* _WHAT IS REQUIRED_:
Transcribe the whole listing without a single picture.

____ DATA SECTION

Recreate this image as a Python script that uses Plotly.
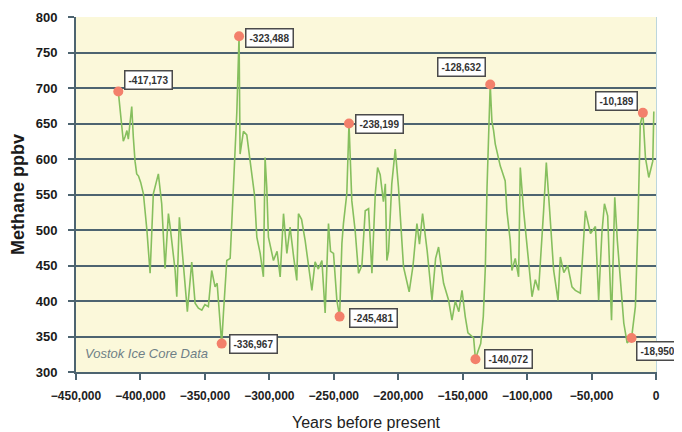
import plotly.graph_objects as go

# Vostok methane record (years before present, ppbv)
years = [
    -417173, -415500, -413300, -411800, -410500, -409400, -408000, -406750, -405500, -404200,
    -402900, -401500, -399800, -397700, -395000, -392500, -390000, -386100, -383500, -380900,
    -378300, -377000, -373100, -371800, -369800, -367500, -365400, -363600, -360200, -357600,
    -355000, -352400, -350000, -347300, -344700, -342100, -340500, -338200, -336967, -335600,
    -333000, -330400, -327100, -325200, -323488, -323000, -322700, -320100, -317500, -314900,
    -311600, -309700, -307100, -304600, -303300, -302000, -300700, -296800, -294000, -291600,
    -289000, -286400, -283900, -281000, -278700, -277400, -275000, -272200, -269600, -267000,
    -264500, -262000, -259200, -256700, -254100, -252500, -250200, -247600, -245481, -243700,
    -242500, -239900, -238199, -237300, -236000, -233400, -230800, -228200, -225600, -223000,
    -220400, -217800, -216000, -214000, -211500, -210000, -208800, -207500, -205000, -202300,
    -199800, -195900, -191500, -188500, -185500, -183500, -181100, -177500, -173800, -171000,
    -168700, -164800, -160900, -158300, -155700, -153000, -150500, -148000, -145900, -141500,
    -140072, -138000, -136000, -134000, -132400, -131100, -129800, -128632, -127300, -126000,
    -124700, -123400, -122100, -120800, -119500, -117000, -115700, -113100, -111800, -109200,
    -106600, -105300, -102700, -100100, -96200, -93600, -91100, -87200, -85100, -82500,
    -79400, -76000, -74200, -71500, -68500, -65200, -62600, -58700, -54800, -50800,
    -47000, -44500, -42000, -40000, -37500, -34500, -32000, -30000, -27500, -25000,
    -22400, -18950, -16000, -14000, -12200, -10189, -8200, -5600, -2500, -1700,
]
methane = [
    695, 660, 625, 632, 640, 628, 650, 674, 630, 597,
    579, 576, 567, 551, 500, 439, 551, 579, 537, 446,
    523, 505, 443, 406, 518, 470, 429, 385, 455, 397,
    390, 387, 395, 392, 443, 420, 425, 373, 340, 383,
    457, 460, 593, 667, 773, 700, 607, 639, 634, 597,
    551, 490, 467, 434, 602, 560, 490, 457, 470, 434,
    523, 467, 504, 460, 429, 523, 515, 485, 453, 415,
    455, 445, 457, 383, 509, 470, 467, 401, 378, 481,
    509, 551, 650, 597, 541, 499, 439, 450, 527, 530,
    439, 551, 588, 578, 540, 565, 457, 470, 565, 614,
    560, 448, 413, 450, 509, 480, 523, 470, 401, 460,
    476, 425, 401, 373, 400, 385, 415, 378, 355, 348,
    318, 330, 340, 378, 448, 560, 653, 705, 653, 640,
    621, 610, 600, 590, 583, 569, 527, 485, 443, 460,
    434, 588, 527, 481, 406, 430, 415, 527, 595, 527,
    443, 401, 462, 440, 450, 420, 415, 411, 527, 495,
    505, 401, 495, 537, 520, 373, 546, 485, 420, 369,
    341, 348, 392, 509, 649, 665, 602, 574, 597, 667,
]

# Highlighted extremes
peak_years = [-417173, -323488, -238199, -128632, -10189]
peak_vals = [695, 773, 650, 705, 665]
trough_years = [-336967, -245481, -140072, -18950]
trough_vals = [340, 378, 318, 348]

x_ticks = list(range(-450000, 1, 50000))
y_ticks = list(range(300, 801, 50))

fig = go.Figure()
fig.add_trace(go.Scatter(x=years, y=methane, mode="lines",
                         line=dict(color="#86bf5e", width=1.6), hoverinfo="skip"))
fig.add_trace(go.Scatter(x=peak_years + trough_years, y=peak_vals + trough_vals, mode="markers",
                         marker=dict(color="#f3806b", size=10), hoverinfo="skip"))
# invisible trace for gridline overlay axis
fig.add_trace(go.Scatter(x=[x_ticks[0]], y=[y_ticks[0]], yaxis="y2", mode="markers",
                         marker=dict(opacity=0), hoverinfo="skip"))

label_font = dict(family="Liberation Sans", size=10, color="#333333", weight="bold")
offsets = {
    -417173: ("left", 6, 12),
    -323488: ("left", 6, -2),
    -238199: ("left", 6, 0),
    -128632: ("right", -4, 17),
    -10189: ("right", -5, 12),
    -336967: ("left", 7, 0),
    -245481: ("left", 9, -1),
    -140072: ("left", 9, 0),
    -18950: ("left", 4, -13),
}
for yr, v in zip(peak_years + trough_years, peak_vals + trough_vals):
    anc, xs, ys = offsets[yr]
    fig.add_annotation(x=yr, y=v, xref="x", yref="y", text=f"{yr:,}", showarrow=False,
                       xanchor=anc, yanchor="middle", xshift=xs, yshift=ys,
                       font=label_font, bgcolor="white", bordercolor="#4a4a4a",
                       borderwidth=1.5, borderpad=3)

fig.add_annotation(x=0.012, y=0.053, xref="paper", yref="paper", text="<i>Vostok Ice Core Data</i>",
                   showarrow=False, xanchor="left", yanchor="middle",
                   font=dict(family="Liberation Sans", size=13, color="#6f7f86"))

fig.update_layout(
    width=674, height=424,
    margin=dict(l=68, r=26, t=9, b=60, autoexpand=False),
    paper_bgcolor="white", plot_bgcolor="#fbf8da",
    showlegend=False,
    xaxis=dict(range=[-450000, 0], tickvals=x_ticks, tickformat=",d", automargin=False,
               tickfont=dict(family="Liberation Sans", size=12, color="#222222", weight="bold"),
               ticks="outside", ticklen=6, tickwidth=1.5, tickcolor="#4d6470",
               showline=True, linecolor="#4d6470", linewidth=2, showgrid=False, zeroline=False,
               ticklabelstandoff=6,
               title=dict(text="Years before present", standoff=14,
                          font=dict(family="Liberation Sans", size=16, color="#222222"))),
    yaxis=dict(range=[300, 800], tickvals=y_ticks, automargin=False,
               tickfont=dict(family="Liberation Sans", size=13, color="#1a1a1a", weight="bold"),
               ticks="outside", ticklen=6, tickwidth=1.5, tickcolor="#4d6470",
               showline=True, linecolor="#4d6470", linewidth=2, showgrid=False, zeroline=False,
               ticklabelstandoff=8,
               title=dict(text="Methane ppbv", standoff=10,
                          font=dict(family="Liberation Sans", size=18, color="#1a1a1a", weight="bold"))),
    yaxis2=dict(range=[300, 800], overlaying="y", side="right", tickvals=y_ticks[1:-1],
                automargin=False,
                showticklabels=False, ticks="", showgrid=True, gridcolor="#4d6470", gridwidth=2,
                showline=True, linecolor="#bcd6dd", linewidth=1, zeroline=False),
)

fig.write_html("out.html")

________

* _WRITTEN SOLUTION_:
Recreate this image as a Python script that uses Plotly.
import plotly.graph_objects as go

# Vostok methane record (years before present, ppbv)
years = [
    -417173, -415500, -413300, -411800, -410500, -409400, -408000, -406750, -405500, -404200,
    -402900, -401500, -399800, -397700, -395000, -392500, -390000, -386100, -383500, -380900,
    -378300, -377000, -373100, -371800, -369800, -367500, -365400, -363600, -360200, -357600,
    -355000, -352400, -350000, -347300, -344700, -342100, -340500, -338200, -336967, -335600,
    -333000, -330400, -327100, -325200, -323488, -323000, -322700, -320100, -317500, -314900,
    -311600, -309700, -307100, -304600, -303300, -302000, -300700, -296800, -294000, -291600,
    -289000, -286400, -283900, -281000, -278700, -277400, -275000, -272200, -269600, -267000,
    -264500, -262000, -259200, -256700, -254100, -252500, -250200, -247600, -245481, -243700,
    -242500, -239900, -238199, -237300, -236000, -233400, -230800, -228200, -225600, -223000,
    -220400, -217800, -216000, -214000, -211500, -210000, -208800, -207500, -205000, -202300,
    -199800, -195900, -191500, -188500, -185500, -183500, -181100, -177500, -173800, -171000,
    -168700, -164800, -160900, -158300, -155700, -153000, -150500, -148000, -145900, -141500,
    -140072, -138000, -136000, -134000, -132400, -131100, -129800, -128632, -127300, -126000,
    -124700, -123400, -122100, -120800, -119500, -117000, -115700, -113100, -111800, -109200,
    -106600, -105300, -102700, -100100, -96200, -93600, -91100, -87200, -85100, -82500,
    -79400, -76000, -74200, -71500, -68500, -65200, -62600, -58700, -54800, -50800,
    -47000, -44500, -42000, -40000, -37500, -34500, -32000, -30000, -27500, -25000,
    -22400, -18950, -16000, -14000, -12200, -10189, -8200, -5600, -2500, -1700,
]
methane = [
    695, 660, 625, 632, 640, 628, 650, 674, 630, 597,
    579, 576, 567, 551, 500, 439, 551, 579, 537, 446,
    523, 505, 443, 406, 518, 470, 429, 385, 455, 397,
    390, 387, 395, 392, 443, 420, 425, 373, 340, 383,
    457, 460, 593, 667, 773, 700, 607, 639, 634, 597,
    551, 490, 467, 434, 602, 560, 490, 457, 470, 434,
    523, 467, 504, 460, 429, 523, 515, 485, 453, 415,
    455, 445, 457, 383, 509, 470, 467, 401, 378, 481,
    509, 551, 650, 597, 541, 499, 439, 450, 527, 530,
    439, 551, 588, 578, 540, 565, 457, 470, 565, 614,
    560, 448, 413, 450, 509, 480, 523, 470, 401, 460,
    476, 425, 401, 373, 400, 385, 415, 378, 355, 348,
    318, 330, 340, 378, 448, 560, 653, 705, 653, 640,
    621, 610, 600, 590, 583, 569, 527, 485, 443, 460,
    434, 588, 527, 481, 406, 430, 415, 527, 595, 527,
    443, 401, 462, 440, 450, 420, 415, 411, 527, 495,
    505, 401, 495, 537, 520, 373, 546, 485, 420, 369,
    341, 348, 392, 509, 649, 665, 602, 574, 597, 667,
]

# Highlighted extremes
peak_years = [-417173, -323488, -238199, -128632, -10189]
peak_vals = [695, 773, 650, 705, 665]
trough_years = [-336967, -245481, -140072, -18950]
trough_vals = [340, 378, 318, 348]

x_ticks = list(range(-450000, 1, 50000))
y_ticks = list(range(300, 801, 50))

fig = go.Figure()
fig.add_trace(go.Scatter(x=years, y=methane, mode="lines",
                         line=dict(color="#86bf5e", width=1.6), hoverinfo="skip"))
fig.add_trace(go.Scatter(x=peak_years + trough_years, y=peak_vals + trough_vals, mode="markers",
                         marker=dict(color="#f3806b", size=10), hoverinfo="skip"))
# invisible trace for gridline overlay axis
fig.add_trace(go.Scatter(x=[x_ticks[0]], y=[y_ticks[0]], yaxis="y2", mode="markers",
                         marker=dict(opacity=0), hoverinfo="skip"))

label_font = dict(family="Liberation Sans", size=10, color="#333333", weight="bold")
offsets = {
    -417173: ("left", 6, 12),
    -323488: ("left", 6, -2),
    -238199: ("left", 6, 0),
    -128632: ("right", -4, 17),
    -10189: ("right", -5, 12),
    -336967: ("left", 7, 0),
    -245481: ("left", 9, -1),
    -140072: ("left", 9, 0),
    -18950: ("left", 4, -13),
}
for yr, v in zip(peak_years + trough_years, peak_vals + trough_vals):
    anc, xs, ys = offsets[yr]
    fig.add_annotation(x=yr, y=v, xref="x", yref="y", text=f"{yr:,}", showarrow=False,
                       xanchor=anc, yanchor="middle", xshift=xs, yshift=ys,
                       font=label_font, bgcolor="white", bordercolor="#4a4a4a",
                       borderwidth=1.5, borderpad=3)

fig.add_annotation(x=0.012, y=0.053, xref="paper", yref="paper", text="<i>Vostok Ice Core Data</i>",
                   showarrow=False, xanchor="left", yanchor="middle",
                   font=dict(family="Liberation Sans", size=13, color="#6f7f86"))

fig.update_layout(
    width=674, height=424,
    margin=dict(l=68, r=26, t=9, b=60, autoexpand=False),
    paper_bgcolor="white", plot_bgcolor="#fbf8da",
    showlegend=False,
    xaxis=dict(range=[-450000, 0], tickvals=x_ticks, tickformat=",d", automargin=False,
               tickfont=dict(family="Liberation Sans", size=12, color="#222222", weight="bold"),
               ticks="outside", ticklen=6, tickwidth=1.5, tickcolor="#4d6470",
               showline=True, linecolor="#4d6470", linewidth=2, showgrid=False, zeroline=False,
               ticklabelstandoff=6,
               title=dict(text="Years before present", standoff=14,
                          font=dict(family="Liberation Sans", size=16, color="#222222"))),
    yaxis=dict(range=[300, 800], tickvals=y_ticks, automargin=False,
               tickfont=dict(family="Liberation Sans", size=13, color="#1a1a1a", weight="bold"),
               ticks="outside", ticklen=6, tickwidth=1.5, tickcolor="#4d6470",
               showline=True, linecolor="#4d6470", linewidth=2, showgrid=False, zeroline=False,
               ticklabelstandoff=8,
               title=dict(text="Methane ppbv", standoff=10,
                          font=dict(family="Liberation Sans", size=18, color="#1a1a1a", weight="bold"))),
    yaxis2=dict(range=[300, 800], overlaying="y", side="right", tickvals=y_ticks[1:-1],
                automargin=False,
                showticklabels=False, ticks="", showgrid=True, gridcolor="#4d6470", gridwidth=2,
                showline=True, linecolor="#bcd6dd", linewidth=1, zeroline=False),
)

fig.write_html("out.html")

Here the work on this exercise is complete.